* The request
Which lines hold the string "chart"? Copy every one of them.

* Stored data
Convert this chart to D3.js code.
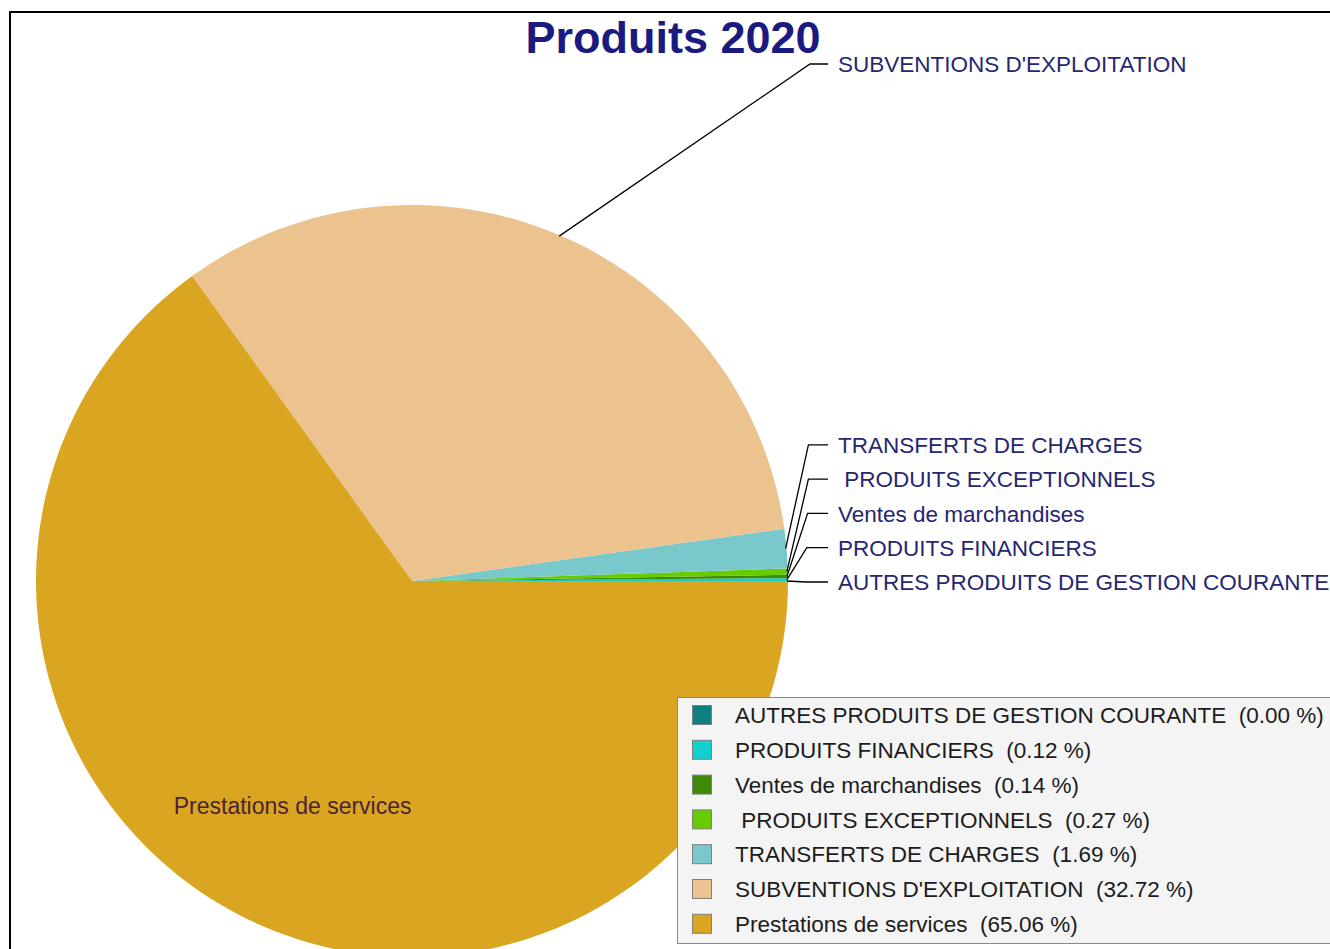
<!DOCTYPE html>
<html lang="fr">
<head>
<meta charset="utf-8" />
<title>Produits 2020</title>
<style>
  body { margin: 0; background: #fff; }
  text { font-family: "Liberation Sans", Arial, sans-serif; white-space: pre; }
  .lbl { font-size: 22.5px; fill: #262673; }
  .leg { font-size: 22.5px; fill: #1c1c1c; }
  .lead { fill: none; stroke: #000; stroke-width: 1.3px; }
</style>
<script src="https://cdn.jsdelivr.net/npm/d3@7"></script>
</head>
<body>
<script>
// data (percent of total)
var categories = ["AUTRES PRODUITS DE GESTION COURANTE", "PRODUITS FINANCIERS", "Ventes de marchandises",
                  " PRODUITS EXCEPTIONNELS", "TRANSFERTS DE CHARGES", "SUBVENTIONS D'EXPLOITATION", "Prestations de services"];
var values = [0.00, 0.12, 0.14, 0.27, 1.69, 32.72, 65.06];
var colors = ["#0f8080", "#12d0d0", "#3f8a04", "#66cc00", "#78c8cc", "#ecc38f", "#daa520"];
var title = "Produits 2020";

var W = 1330, H = 949;
var cx = 412, cy = 581, r = 376;

var svg = d3.select("body").append("svg")
    .attr("width", W)
    .attr("height", H);

// outer frame
svg.append("rect")
    .attr("x", 10).attr("y", 12)
    .attr("width", W).attr("height", H)
    .attr("fill", "#fff")
    .attr("stroke", "#000")
    .attr("stroke-width", 2);

var data = categories.map(function(c, i) { return {name: c, value: values[i], color: colors[i]}; });
var total = d3.sum(values);

// counter-clockwise from 3 o'clock
var pie = d3.pie()
    .sort(null)
    .value(function(d) { return d.value; })
    .startAngle(Math.PI / 2)
    .endAngle(Math.PI / 2 - 2 * Math.PI);

var arcs = pie(data);
var arc = d3.arc().innerRadius(0).outerRadius(r);
var inner = d3.arc().innerRadius(r * 0.685).outerRadius(r * 0.685);

var g = svg.append("g").attr("transform", "translate(" + cx + "," + cy + ")");

g.selectAll("path.slice")
    .data(arcs)
  .enter().append("path")
    .attr("class", "slice")
    .attr("fill", function(d) { return d.data.color; })
    .attr("d", arc);

// point on the rim at the middle of a slice
function rim(d, rad) {
  var a = (d.startAngle + d.endAngle) / 2;
  return [rad * Math.sin(a), -rad * Math.cos(a)];
}

// outside labels: small slices stacked up the right side, big one up top
var labelX = r + 50;
var labelY = {};
arcs.forEach(function(d, i) {
  if (i < 5) labelY[i] = 1 - i * 34.3;
  else if (i === 5) labelY[i] = 64 - cy;
});

arcs.forEach(function(d, i) {
  if (labelY[i] === undefined) return;
  var p = rim(d, r - 1);
  var y = labelY[i];
  var cornerX = (i === 5) ? labelX - 28 : labelX - 32 + Math.min(i, 3) * 0.8;
  g.append("polyline")
      .attr("class", "lead")
      .attr("points", [p, [cornerX, y], [labelX - 10, y]].map(function(q) { return q.join(","); }).join(" "));
  g.append("text")
      .attr("class", "lbl")
      .attr("x", labelX)
      .attr("y", y)
      .attr("dy", "0.36em")
      .text(d.data.name);
});

// inside label for the biggest slice
var big = arcs[6];
g.append("text")
    .attr("x", inner.centroid(big)[0] - 2)
    .attr("y", inner.centroid(big)[1])
    .attr("dy", "0.15em")
    .attr("text-anchor", "middle")
    .style("font-size", "23px")
    .style("fill", "#4a2438")
    .text(big.data.name);

// legend box
var lg = svg.append("g").attr("transform", "translate(677,697)");
lg.append("rect")
    .attr("x", 0.5).attr("y", 0.5)
    .attr("width", 700).attr("height", 246)
    .attr("fill", "#f4f4f4")
    .attr("stroke", "#8a8a8a");

var rows = lg.selectAll("g.row")
    .data(data)
  .enter().append("g")
    .attr("class", "row")
    .attr("transform", function(d, i) { return "translate(0," + (8 + i * 34.8) + ")"; });

rows.append("rect")
    .attr("x", 15.5).attr("y", 0.5)
    .attr("width", 19).attr("height", 19)
    .attr("fill", function(d) { return d.color; })
    .attr("stroke", "#808080");

rows.append("text")
    .attr("class", "leg")
    .attr("x", 58)
    .attr("y", 10)
    .attr("dy", "0.36em")
    .text(function(d) { return d.name + "  (" + (d.value / total * 100).toFixed(2) + " %)"; });

// title
svg.append("text")
    .attr("x", 673)
    .attr("y", 53)
    .attr("text-anchor", "middle")
    .style("font-size", "45px")
    .style("font-weight", "bold")
    .style("fill", "#1a1a80")
    .text(title);
</script>
</body>
</html>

* Finished exercise
Convert this chart to D3.js code.

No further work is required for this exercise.